You may also be asked about your comfort with investment risk, family situation, and any concerns about insurance or estate planning. These topics help the advisor identify potential gaps in your current strategy and suggest areas for further exploration. Bringing up any immediate financial worries or decisions you’re facing will help the advisor address your most pressing needs first.[1]
Key Questions to Ask
During the meeting, ask questions that clarify the advisor’s approach and ensure their recommendations fit your needs. Consider asking how the advisor tailors advice to clients with goals like yours, what their process is for developing and updating financial plans, how they are compensated and whether there are any potential conflicts of interest, what information they need from you to provide the best advice, and how they will communicate with you about progress or changes.

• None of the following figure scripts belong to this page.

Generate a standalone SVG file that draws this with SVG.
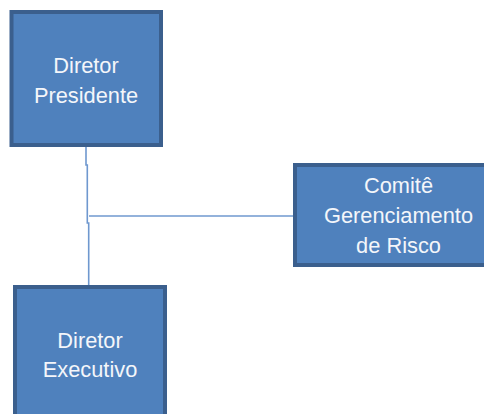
<svg xmlns="http://www.w3.org/2000/svg" width="484" height="414" viewBox="0 0 484 414">
<style>
.box{fill:#4f81bd;stroke:#3b5f8d;stroke-width:4}
.t{font-family:"Liberation Sans",Arial,sans-serif;font-size:21.8px;fill:#f4f6fa;text-anchor:middle}
.c{fill:none;stroke:#6f98cf;stroke-width:1.6}
</style>
<rect width="484" height="414" fill="#ffffff"/>
<g id="connectors">
<polyline class="c" points="86,147 86,165 87.3,165 87.3,223 88.7,223 88.7,285"/>
<line class="c" x1="89" y1="216" x2="293" y2="216"/>
</g>
<g id="diretor-presidente">
<rect class="box" x="11.5" y="12" width="149.5" height="133"/>
<text class="t" x="86" y="73">Diretor</text>
<text class="t" x="86" y="103">Presidente</text>
</g>
<g id="comite">
<rect class="box" x="295" y="165" width="210" height="100"/>
<text class="t" x="398.5" y="193">Comitê</text>
<text class="t" x="398.5" y="223">Gerenciamento</text>
<text class="t" x="398.5" y="253">de Risco</text>
</g>
<g id="diretor-executivo">
<rect class="box" x="15" y="287" width="150" height="140"/>
<text class="t" x="90" y="348">Diretor</text>
<text class="t" x="90" y="377">Executivo</text>
</g>
</svg>
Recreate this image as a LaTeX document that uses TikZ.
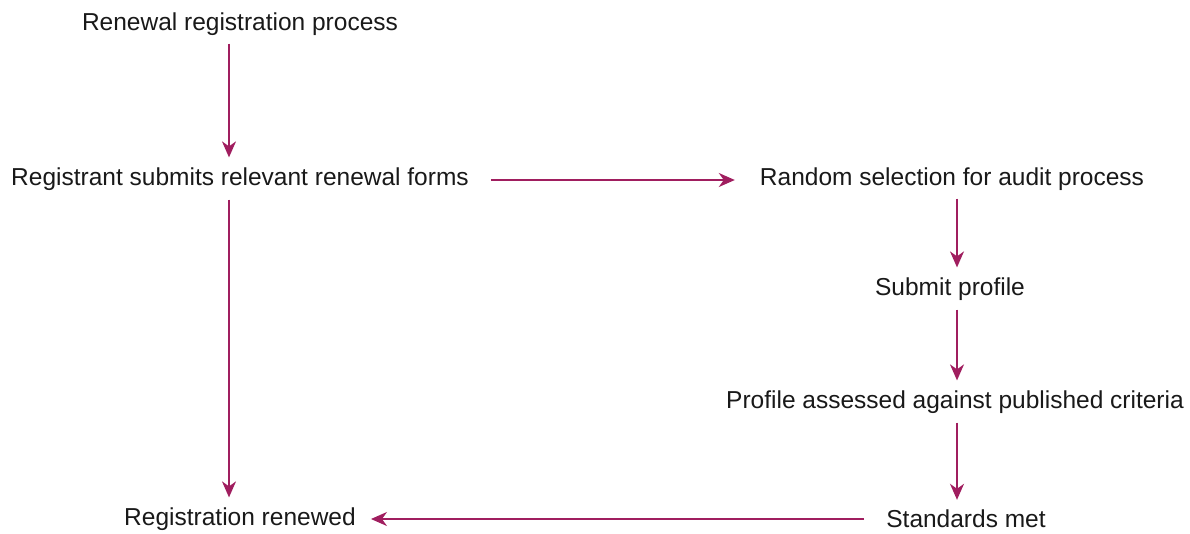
\documentclass[tikz,border=0pt]{standalone}
\usepackage{fontspec}
\setmainfont{Liberation Sans}
\usetikzlibrary{arrows.meta}
\definecolor{plum}{RGB}{160,30,95}
\tikzset{
    stage/.style={inner sep=0pt, font=\fontsize{24.5}{29}\selectfont, text=black!90},
    flow/.style={-{Stealth[length=16pt,width=14pt,inset=5pt]}, draw=plum, line width=1.7pt}
}
\begin{document}
\begin{tikzpicture}[x=1pt,y=-1pt]
    \useasboundingbox (0,0) rectangle (1190,533);
    \node[stage] (start) at (240,24) {Renewal registration process};
    \node[stage] (forms) at (240,179) {Registrant submits relevant renewal forms};
    \node[stage] (audit) at (952,179) {Random selection for audit process};
    \node[stage] (profile) at (950,289) {Submit profile};
    \node[stage] (assess) at (955,402) {Profile assessed against published criteria};
    \node[stage] (met) at (966,519) {Standards met};
    \node[stage] (renewed) at (240,519) {Registration renewed};
    % arrows
    \draw [flow] ([xshift=-11pt,yshift=-8pt]start.south) -- ([xshift=-11pt,yshift=10pt]forms.north);
    \draw [flow] ([xshift=-11pt,yshift=-9pt]forms.south) -- ([xshift=-11pt,yshift=10pt]renewed.north);
    \draw [flow] ([xshift=22pt,yshift=-1pt]forms.east) -- ([xshift=-25pt,yshift=-1pt]audit.west);
    \draw [flow] ([xshift=5pt,yshift=-8pt]audit.south) -- ([xshift=7pt,yshift=10pt]profile.north);
    \draw [flow] ([xshift=7pt,yshift=-9pt]profile.south) -- ([xshift=2pt,yshift=10pt]assess.north);
    \draw [flow] ([xshift=2pt,yshift=-9pt]assess.south) -- ([xshift=-9pt,yshift=10pt]met.north);
    \draw [flow] ([xshift=-22pt]met.west) -- ([xshift=15pt]renewed.east);
\end{tikzpicture}
\end{document}
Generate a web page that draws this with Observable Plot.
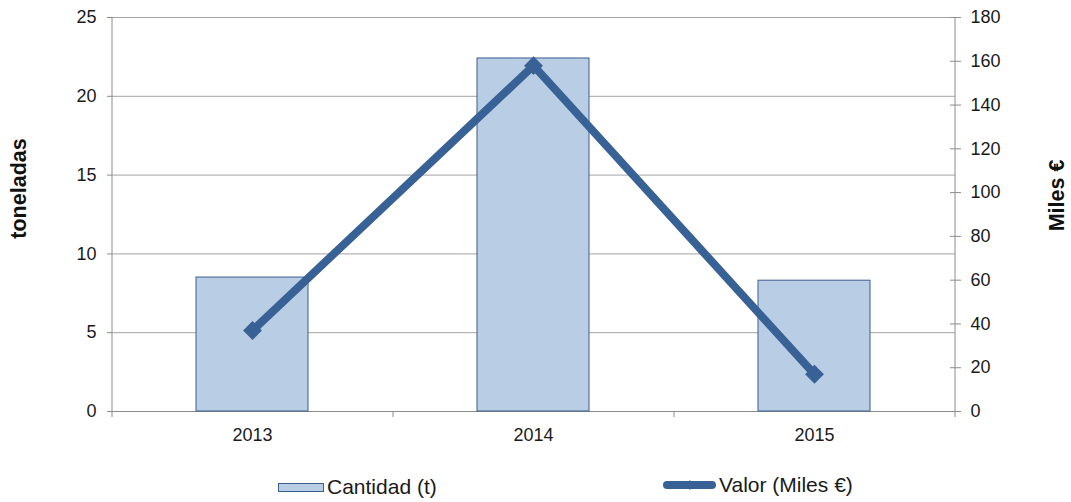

If you have specific concerns—such as managing debt, planning for retirement, or protecting your family with insurance—ask how the advisor addresses these issues with other clients. Request plain-language explanations for any recommendations or strategies you don’t understand. The CFPB and other regulators stress the importance of clear, direct communication and encourage consumers to ask questions until they are comfortable with the answers.[1][3]
Common Mistakes to Avoid
Advisor meetings rarely go wrong because of one big error. They tend to drift when small but crucial items are skipped: missing documents, unclear goals, fuzzy fees, or pressure to decide too quickly. A little structure helps you avoid these problems and keeps the meeting productive.
Overlooking Hidden Fees
Fee confusion is a common way to leave with the wrong impression. You might hear one number and assume it covers everything, but there may also be fund expenses, commissions, transaction costs, or separate planning charges.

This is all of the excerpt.